If you were curious about Aarka's inner goings-on, these drawings show how the 1.3m long line behind the 5-inch widebander executes with seven lateral bends.

When Prabhu's 'shipped' email arrived with advance copies of the waybill, I saw listed as exporter Design Build Private Limited, Jacob's furniture/speaker workshop in Kakkanad. The pallet weighed 50kg. 10kg of it went to the pallet, dimensions of 90x39x67cm to each of the 3 boxes on it. The 8-page shipper certificate was the longest I'd ever seen. It contained a declaration for cargo containing magnets stating that "leakage flux using a hall effects probe and gauss meter found less than 0.002 gauss at 7' from the package". This seemed to anticipate a dangerous goods inspection to ask for exemption based on compliance with a regulation referred to by number. So did another declaration saying that the goods were in proper condition for transportation on passenger-carrying aircraft. No prior shipment from South Korea, Singapore, Taiwan, New Zealand or China had ever carried this much paperwork. Apparently heightened security regulations for international shipments had increased to now demand a lot more compliance certs.
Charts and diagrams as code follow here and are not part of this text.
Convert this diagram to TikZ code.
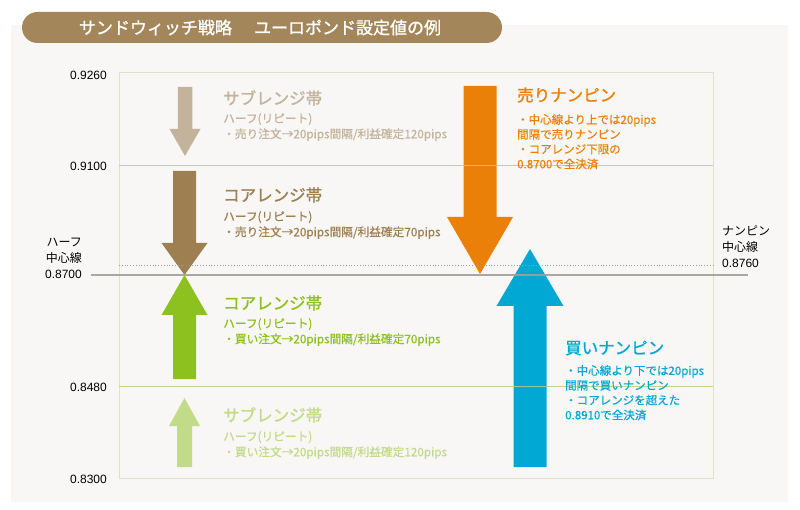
\documentclass[tikz,border=0pt]{standalone}
\usepackage{fontspec}
\setmainfont{Liberation Sans}
\newfontfamily\jpr{Noto Sans CJK JP}
\newfontfamily\jp[FakeBold=0.5]{Noto Sans CJK JP}
\newfontfamily\jpb[FakeBold=1.2]{Noto Sans CJK JP}
\usepackage{tikz}
\definecolor{panelbg}{HTML}{F8F7F5}
\definecolor{titlebg}{HTML}{A3865A}
\definecolor{framecol}{HTML}{DCE3C6}
\definecolor{bandgreen}{HTML}{B3CF86}
\definecolor{halfgray}{HTML}{A29F99}
\definecolor{subsell}{HTML}{C3B39A}
\definecolor{coresell}{HTML}{9E7F52}
\definecolor{corebuy}{HTML}{8CC11F}
\definecolor{subbuy}{HTML}{C1DB88}
\definecolor{sellnanpin}{HTML}{EA8008}
\definecolor{buynanpin}{HTML}{00A8D3}
\tikzstyle{axislabel}=[anchor=east, inner sep=0pt, font=\fontsize{12}{14}\selectfont]
\tikzstyle{sidelabel}=[inner sep=0pt, font=\fontsize{12}{16}\selectfont]
\tikzstyle{bandtitle}=[anchor=west, inner sep=0pt, font=\jpb\fontsize{16.5}{18}\selectfont]
\tikzstyle{bandtext}=[anchor=north west, inner sep=0pt, align=left, font=\jp\fontsize{11.7}{15.5}\selectfont]
\tikzstyle{nanpintext}=[anchor=north west, inner sep=0pt, align=left, font=\jp\fontsize{11.5}{14.8}\selectfont]
\newcommand{\blockarrow}[7]{\fill[#1] ({#2-#3},#5) -- ({#2+#3},#5) -- ({#2+#3},#6) -- ({#2+#4},#6) -- (#2,#7) -- ({#2-#4},#6) -- ({#2-#3},#6) -- cycle;}

\begin{document}
\begin{tikzpicture}[x=1pt,y=-1pt]
    \useasboundingbox (0,0) rectangle (800,510);
    \fill[panelbg] (11,25) rectangle (788,502);
    \fill[titlebg, rounded corners=15.5pt] (22,12) rectangle (502,43);
    \node [inner sep=0pt, text=white, font=\jpb\fontsize{17}{19}\selectfont] (title) at (260,27.5) {サンドウィッチ戦略\hspace{1.3em}ユーロポンド設定値の例};
    \draw [framecol, line width=1pt] (119,73) rectangle (713,478);
    \blockarrow{subsell}{185}{7.25}{15.5}{87}{129}{156}
    \blockarrow{coresell}{184.5}{11.5}{23}{171}{243}{275}
    \blockarrow{corebuy}{184.5}{11.5}{23}{379}{315}{275}
    \blockarrow{subbuy}{184.5}{7.5}{15.5}{467}{426}{398}
    \blockarrow{sellnanpin}{480}{16.5}{33}{86}{217}{274}
    \blockarrow{buynanpin}{530}{16.5}{33.5}{467}{306}{249}
    \draw [bandgreen, line width=1pt, opacity=.85] (119,166) -- (713,166);
    \draw [bandgreen, line width=1pt, opacity=.85] (119,386) -- (713,386);
    \draw [halfgray, dotted, line width=.8pt] (119,265) -- (713,265);
    \draw [halfgray, line width=1.5pt, opacity=.9] (91,275) -- (748,275);
    \node [axislabel] (p9260) at (107,75) {0.9260};
    \node [axislabel] (p9100) at (107,166) {0.9100};
    \node [axislabel] (p8480) at (107,387) {0.8480};
    \node [axislabel] (p8300) at (107,479) {0.8300};
    \node [sidelabel, anchor=south east, align=right] (halfmid) at (82,279) {{\jpr ハーフ}\\{\jpr 中心線}\\0.8700};
    \node [sidelabel, anchor=south west, align=left] (nanpinmid) at (722,268) {{\jpr ナンピン}\\{\jpr 中心線}\\0.8760};
    \node [bandtitle, text=subsell] (subselltitle) at (223,98) {サブレンジ帯};
    \node [bandtext, text=subsell] (subselltext) at (223,113) {ハーフ(リピート)\\・売り注文→20pips間隔/利益確定120pips};
    \node [bandtitle, text=coresell] (coreselltitle) at (223,195) {コアレンジ帯};
    \node [bandtext, text=coresell] (coreselltext) at (223,211) {ハーフ(リピート)\\・売り注文→20pips間隔/利益確定70pips};
    \node [bandtitle, text=corebuy] (corebuytitle) at (223,303) {コアレンジ帯};
    \node [bandtext, text=corebuy] (corebuytext) at (223,318) {ハーフ(リピート)\\・買い注文→20pips間隔/利益確定70pips};
    \node [bandtitle, text=subbuy] (subbuytitle) at (223,415) {サブレンジ帯};
    \node [bandtext, text=subbuy] (subbuytext) at (223,431) {ハーフ(リピート)\\・買い注文→20pips間隔/利益確定120pips};
    \node [bandtitle, text=sellnanpin] (selltitle) at (517,95) {売りナンピン};
    \node [nanpintext, text=sellnanpin] (selltext) at (517,114) {・中心線より上では20pips\\間隔で売りナンピン\\・コアレンジ下限の\\0.8700で全決済};
    \node [bandtitle, text=buynanpin] (buytitle) at (565,348) {買いナンピン};
    \node [nanpintext, text=buynanpin] (buytext) at (565,365) {・中心線より下では20pips\\間隔で買いナンピン\\・コアレンジを超えた\\0.8910で全決済};
\end{tikzpicture}
\end{document}
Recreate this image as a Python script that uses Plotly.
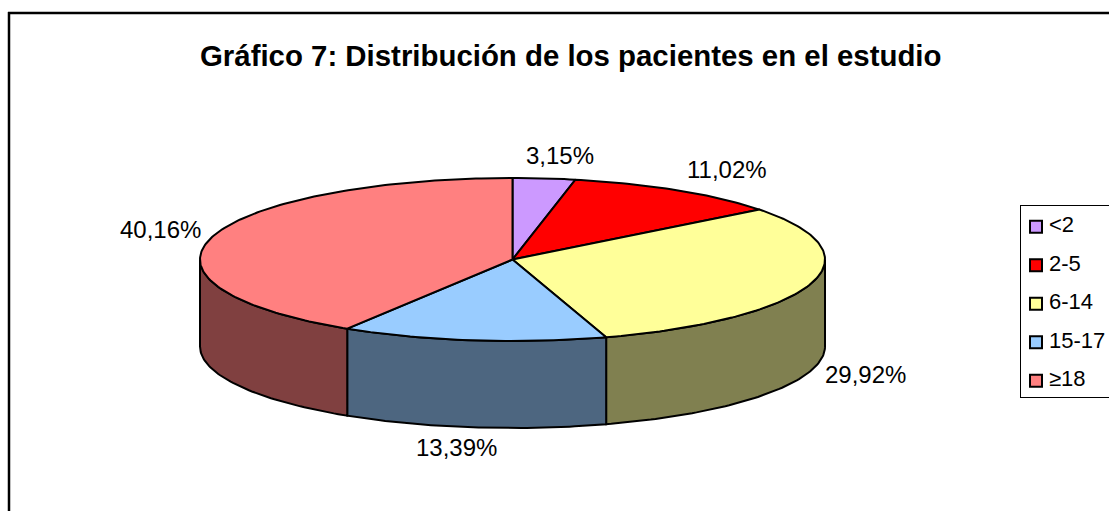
import numpy as np
import plotly.graph_objects as go

categories = ["<2", "2-5", "6-14", "15-17", "≥18"]
percent = [3.15, 11.02, 29.92, 13.39, 40.16]
labels = ["3,15%", "11,02%", "29,92%", "13,39%", "40,16%"]
top_colors = ["#CC99FF", "#FF0000", "#FFFF99", "#99CCFF", "#FF8080"]
side_colors = ["#664D80", "#800000", "#808050", "#4D6680", "#804040"]

W, H = 1109, 511
CX, CY, RX, RY, DEPTH = 512.5, 259.5, 312.5, 81.5, 87
FONT = "Liberation Sans, Arial"

def px(x): return x / W
def py(y): return 1 - y / H
def ax(x): return (x - CX) / RX
def ay(y): return (CY - y) / RY

fractions = np.array(percent) / sum(percent)
edges = np.concatenate([[0], np.cumsum(fractions)]) * 2 * np.pi

def arc(t0, t1, drop=0.0):
    n = max(int(abs(t1 - t0) * 60), 2)
    t = np.linspace(t0, t1, n)
    return np.sin(t), np.cos(t) - drop

drop = DEPTH / RY
fig = go.Figure()
line = dict(color="black", width=2)

# side walls: only the front half of the rim is visible
for i in range(len(percent)):
    a, b = max(edges[i], np.pi / 2), min(edges[i + 1], 3 * np.pi / 2)
    if b <= a:
        continue
    x0, y0 = arc(a, b)
    x1, y1 = arc(b, a, drop)
    fig.add_trace(go.Scatter(x=np.r_[x0, x1, x0[0]], y=np.r_[y0, y1, y0[0]], mode="lines",
                             fill="toself", fillcolor=side_colors[i], line=line,
                             showlegend=False, hoverinfo="skip"))
# top wedges
for i in range(len(percent)):
    x0, y0 = arc(edges[i], edges[i + 1])
    fig.add_trace(go.Scatter(x=np.r_[0, x0, 0], y=np.r_[0, y0, 0], mode="lines",
                             fill="toself", fillcolor=top_colors[i], line=line,
                             name=categories[i], text=labels[i], hoverinfo="text+name",
                             showlegend=False))
# legend keys and texts
legend_rows = 226.7 + 38.5 * np.arange(len(categories))
fig.add_trace(go.Scatter(x=[ax(1036)] * len(categories), y=ay(legend_rows), mode="markers",
                         marker=dict(symbol="square", size=12, color=top_colors,
                                     line=dict(color="black", width=2)),
                         showlegend=False, hoverinfo="skip", cliponaxis=False))
fig.add_trace(go.Scatter(x=[ax(1049)] * len(categories), y=ay(legend_rows), mode="text",
                         text=categories, textposition="middle right",
                         textfont=dict(family=FONT, size=22, color="black"),
                         showlegend=False, hoverinfo="skip", cliponaxis=False))

label_pos = [(560, 155.5), (727, 169.5), (865, 374), (456, 447.5), (160, 229.5)]
ann = [dict(text=t, x=px(x), y=py(y), xref="paper", yref="paper", showarrow=False,
            xanchor="center", yanchor="middle",
            font=dict(family=FONT, size=24, color="black"))
       for t, (x, y) in zip(labels, label_pos)]
ann.append(dict(text="<b>Gráfico 7: Distribución de los pacientes en el estudio</b>",
                x=px(570.5), y=py(55), xref="paper", yref="paper", showarrow=False,
                xanchor="center", yanchor="middle",
                font=dict(family=FONT, size=29.4, color="black")))

def seg(x0, y0, x1, y1, width):
    return dict(type="line", xref="paper", yref="paper", x0=x0, y0=y0, x1=x1, y1=y1,
                line=dict(color="black", width=width))

fig.update_layout(
    width=W, height=H, margin=dict(l=0, r=0, t=0, b=0, pad=0, autoexpand=False),
    paper_bgcolor="white", plot_bgcolor="white",
    xaxis=dict(visible=False, range=[-CX / RX, (W - CX) / RX], fixedrange=True),
    yaxis=dict(visible=False, range=[-(H - CY) / RY, CY / RY], fixedrange=True),
    annotations=ann,
    showlegend=False,
    shapes=[
        seg(px(8), py(13), 1, py(13), 2.5),
        seg(px(9), py(12), px(9), 0, 2.5),
        seg(px(1020.5), py(205.5), 1, py(205.5), 1),
        seg(px(1020.5), py(205), px(1020.5), py(397.5), 1),
        seg(px(1020), py(397.5), 1, py(397.5), 1),
    ],
)
fig.write_html("out.html", config=dict(displayModeBar=False),
               post_script="document.body.style.margin='0';document.documentElement.style.overflow='hidden';")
The only unusual such inspection I could recall from the past had been concern over certain potential larvae in a wood product exported from a Pacific Rim country. That shipment had been opened and fumigated at my country's import airport before being cleared. Shipping electronics across international borders seems no picnic these days. Rethm's by then had left their connecting flight out of Dubai, passed Leipzig and landed in the UK's Midlands before making the final trek to Ireland's Shannon. All documents seemed in proper order. Having entered DHL's data base on a Tuesday in India to take leave on Thursday, the pallet arrived in Ireland that Sunday. It cleared customs at 7:13 on Monday, missed that day's truck and made a Tuesday delivery. So the trip from faraway India to rural Ireland's west coast took eight days – useful data should you shop direct because your country has no Rethm importer. "Coming from India, I'm always concerned about value. Aarka is very expensive to make. My factory tells me that it takes us many more man hours than Bhaava. And that's where most of our money goes, into labour costs."

Packed very well on its half-size non-wood pallet, for their flat-packed stands Rethm had taken a page out of Ikea's book. After unwrapping each panel from its cling film, I saw numbered printed stickers. Not only did they indicate what went where but they were affixed such as to be completely covered once I assembled things. No sticker had to be removed. 24 bolts later, both stands were upright.

The owner's manual consists of an exploded stand drawing as visual aide; and this drawing of Aarka's controls. To limit visual fixings on the exposed rear corners, three more switches locate on the bottom: the 115/230V voltage selector; the bypass for the class A widebander amp; and its on/off switch. The latter is obscured by the stand, the former two aren't.

Cleverly, Aarka's tube heaters double as power LEDs. They glow typical orange even with the 10-watt amp behind them off. In the following shot, we see the extra white LED which shines up through the tube when the internal class A amp is on. Just by looking you know what mode you've set.